George’s siblings were:

  • 1860 William John
  • 1861 Mary Elizabeth
  • 1863 Hannah Selina
  • 1867 Emma Louisa
  • 1869 Adam
  • 1872 Charles
  • 1873 Thomas
  • 1876 Samuel (Frank?)
  • 1878 Harry
  • 1879 Eliza Amy
  • 1885 Ellen Anne

Marriage and children

When George was 24 he married Martha Jane COLGRAVE who was only 16 at the time. They married at the house of Martha’s father in English Town on 13 March 1890 and the witnesses were her father Francis Colgrave and George’s mother Annie.

George and Martha had a large family born in the Evandale area.
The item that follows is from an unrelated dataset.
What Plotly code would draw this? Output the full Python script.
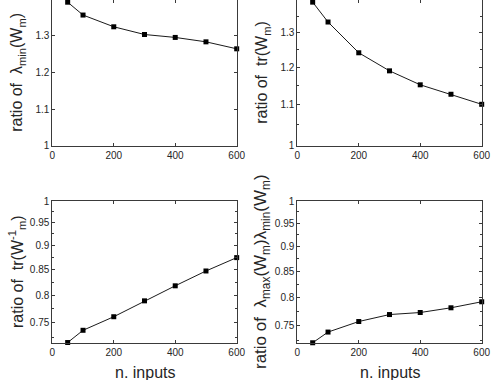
import numpy as np
import plotly.graph_objects as go
from plotly.subplots import make_subplots

# --- data ---
n_inputs = [50, 100, 200, 300, 400, 500, 600]
ratio_lmin = [1.391, 1.356, 1.324, 1.303, 1.295, 1.283, 1.264]
ratio_tr = [1.396, 1.333, 1.241, 1.190, 1.152, 1.127, 1.101]
ratio_tr_inv = [0.7156, 0.7366, 0.7606, 0.7897, 0.8183, 0.8475, 0.8747]
ratio_cond = [0.7210, 0.7390, 0.7572, 0.7695, 0.7731, 0.7816, 0.7925]

x_ticks = [0, 200, 400, 600]
top_ticks = [1, 1.1, 1.2, 1.3]
top_minor = [1.05, 1.15, 1.25, 1.35]
bot_ticks = [0.75, 0.8, 0.85, 0.9, 0.95, 1]
bot_minor = [0.725, 0.775, 0.825, 0.875, 0.925, 0.975]

titles = [
    "ratio of  λ<sub>min</sub>(W<sub>m</sub>)",
    "ratio of  tr(W<sub>m</sub>)",
    "ratio of  tr(W<sup>-1</sup><sub>m</sub>)",
    "ratio of  λ<sub>max</sub>(W<sub>m</sub>)λ<sub>min</sub>(W<sub>m</sub>)",
]

W, H = 491, 380
FONT = "Liberation Sans, Arial, sans-serif"
AXC = "#3a3a3a"

fig = make_subplots(rows=2, cols=2)

series = [ratio_lmin, ratio_tr, ratio_tr_inv, ratio_cond]
cells = [(1, 1), (1, 2), (2, 1), (2, 2)]
for (r, c), ys in zip(cells, series):
    fig.add_trace(go.Scatter(
        x=n_inputs, y=ys, mode="lines+markers",
        line=dict(color="#1a1a1a", width=1),
        marker=dict(symbol="square", size=5, color="black"),
        cliponaxis=False, showlegend=False), row=r, col=c)

# axes positions in pixels -> paper
xl = [52.3 / W, 236.7 / W]
xr = [297.3 / W, 481.7 / W]
yt = [1 - 145.7 / H, 1.0]
yb = [1 - 343 / H, 1 - 201 / H]

common_x = dict(range=[0, 600], tickvals=x_ticks, ticks="inside", ticklen=3,
                showline=True, linecolor=AXC, linewidth=1, mirror="allticks",
                tickcolor=AXC, showgrid=False, zeroline=False, automargin=False,
                tickfont=dict(size=10, color="#262626", family=FONT))
common_y = dict(ticks="inside", ticklen=3, showline=True, linecolor=AXC,
                linewidth=1, mirror="allticks", tickcolor=AXC, showgrid=False,
                zeroline=False, automargin=False,
                tickfont=dict(size=10, color="#262626", family=FONT))

fig.update_layout(
    xaxis=dict(domain=xl, **common_x),
    xaxis2=dict(domain=xr, **common_x),
    xaxis3=dict(domain=xl, **common_x),
    xaxis4=dict(domain=xr, **common_x),
    yaxis=dict(domain=yt, range=[1, 1.397], tickvals=top_ticks,
               ticktext=["1", "1.1", "1.2", "1.3"], **common_y),
    yaxis2=dict(domain=yt, type="log", range=[0, np.log10(1.403)],
                tickvals=top_ticks, ticktext=["1", "1.1", "1.2", "1.3"],
                minor=dict(tickvals=top_minor, ticks="inside", ticklen=2, tickcolor=AXC),
                **common_y),
    yaxis3=dict(domain=yb, type="log", range=[np.log10(0.7148), 0],
                tickvals=bot_ticks, ticktext=["0.75", "0.8", "0.85", "0.9", "0.95", "1"],
                minor=dict(tickvals=bot_minor, ticks="inside", ticklen=2, tickcolor=AXC),
                **common_y),
    yaxis4=dict(domain=yb, type="log", range=[np.log10(0.7206), 0],
                tickvals=bot_ticks, ticktext=["0.75", "0.8", "0.85", "0.9", "0.95", "1"],
                minor=dict(tickvals=bot_minor, ticks="inside", ticklen=2, tickcolor=AXC),
                **common_y),
)

# x titles on the bottom row
for ax, dom in (("xaxis3", xl), ("xaxis4", xr)):
    fig.add_annotation(text="n. inputs", xref="paper", yref="paper",
                       x=(dom[0] + dom[1]) / 2, y=1 - 372 / H, xanchor="center",
                       yanchor="middle", showarrow=False,
                       font=dict(size=16, color="#262626", family=FONT))

# y titles, rotated
title_pos = [(18, yt, 16), (263, yt, 16), (17, yb, 16), (262, yb, 17)]
for text, (px, dom, fs) in zip(titles, title_pos):
    fig.add_annotation(text=text, xref="paper", yref="paper",
                       x=px / W, y=(dom[0] + dom[1]) / 2, textangle=-90,
                       xanchor="center", yanchor="middle", showarrow=False,
                       font=dict(size=fs, color="#262626", family=FONT))

fig.update_layout(width=W, height=H, margin=dict(l=0, r=0, t=0, b=0),
                  plot_bgcolor="white", paper_bgcolor="white")

# page body has a default 8px margin; drop it so the figure sits at 0,0
fig.write_html("out.html", config={"displayModeBar": False},
               post_script="document.body.style.margin='0';")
  • 1891 Mary Ann – informant George, farmer at Blessington
  • 1893 Emily Jane – informant George, farmer at English Town
  • 1894 John (Jack) – informant George, farmer at Blessington
  • 1895 James George – informant George, farmer at Blessington
  • 1897 Elizabeth (Lizzie) – informant George, farmer at English Town
  • 1899 Hannah– informant George, farmer at Blessington
  • 1902 George
  • 1904 Elsie
  • 1907 Bertie Leonard
  • 1909 Leila Jessie
  • 1911 Doris Eileen
  • 1914 Frederick Trevor

In March 1891 George signed a requisition asking Eustace N Cameron Esq to be nominated for the House of Assembly representing the Morven (Evandale) district. Others who signed included Francis Colgrave, Francis T Colgrave, Samuel Colgrave, Henry Colgrave, William Colgrave and William Davey.

His working life

In June 1895, George was advanced 20 pounds for his contract with the Evandale Road Trust.

In 1898, George’s tender of 6 pound 10 shillings was accepted for section 1 of the road from Corra Linn to White Hills.

In July 1900, it is mentioned that George has property fronting on the River o Plain Creek and since searching on a map, have also found a Daveys Road which branches off Deddington Road. This is probably where I drove to many years ago to find the house where my grandmother Hannah had been brought up as a child.

Scale 1cm to 2.5km Red mark is River O Plain Creek near Daveys Road

In 1901, he built a road from Lilybourne to the Daveys and was paid 73 pounds 4 shillings and 11 pence. I haven’t been able to find a place called Lilybourne so maybe it was a property name instead.

In 1904, he won the tender for building a road from Wisloca to Steppes near Evandale. The only Steppes I knew was a property over near Bothwell in the Central Highlands far away from Evandale. It wasn’t until 1907 that the balance owing George was paid by the Evandale Road Trust.

By 1910 he was reforming and metalling 7 chains of road from English Town to F Colgraves and being paid 30 shillings per chain. This was Tender no 25.

At the Evandale Council meeting on Monday 3 April 1911, the Davey brothers and others had written letters about using money to improve roads in their area.

George was also involved with improving roads from Patterdale to Uplands near Deddington. Contract no 13 in September 1911.

By March 1912 he was boxing and metalling a road at Whisloca Flats near Blessington as well as building a bridge at Nile Farm near Deddington. Later in the year gravelling road from Boyd’s Culvert towards Lilybourne.

In 1913, part of George’s property was acquired to be used as a public road.

I’m wondering how George had time to be a farmer when he was building roads so often in the district he lived.

George died in November 1914, this was 20 years before my mother was born, so she never met her grandfather. His last son Frederick was only a month old when his father died in Launceston. George must have been ill as he wrote his last will on 29 October 1914 and three days later, he died.

George had been a farmer at Deddington according to his will which was proved in 1915. George left all his worldly goods and chattels to his wife Martha Jane who died in 1954, two years before I was born.

George is buried at St Andrews Uniting Church Cemetery in Evandale, northern Tasmania with his wife as well as two daughters who died young, Elsie aged 11 and Leila aged 7.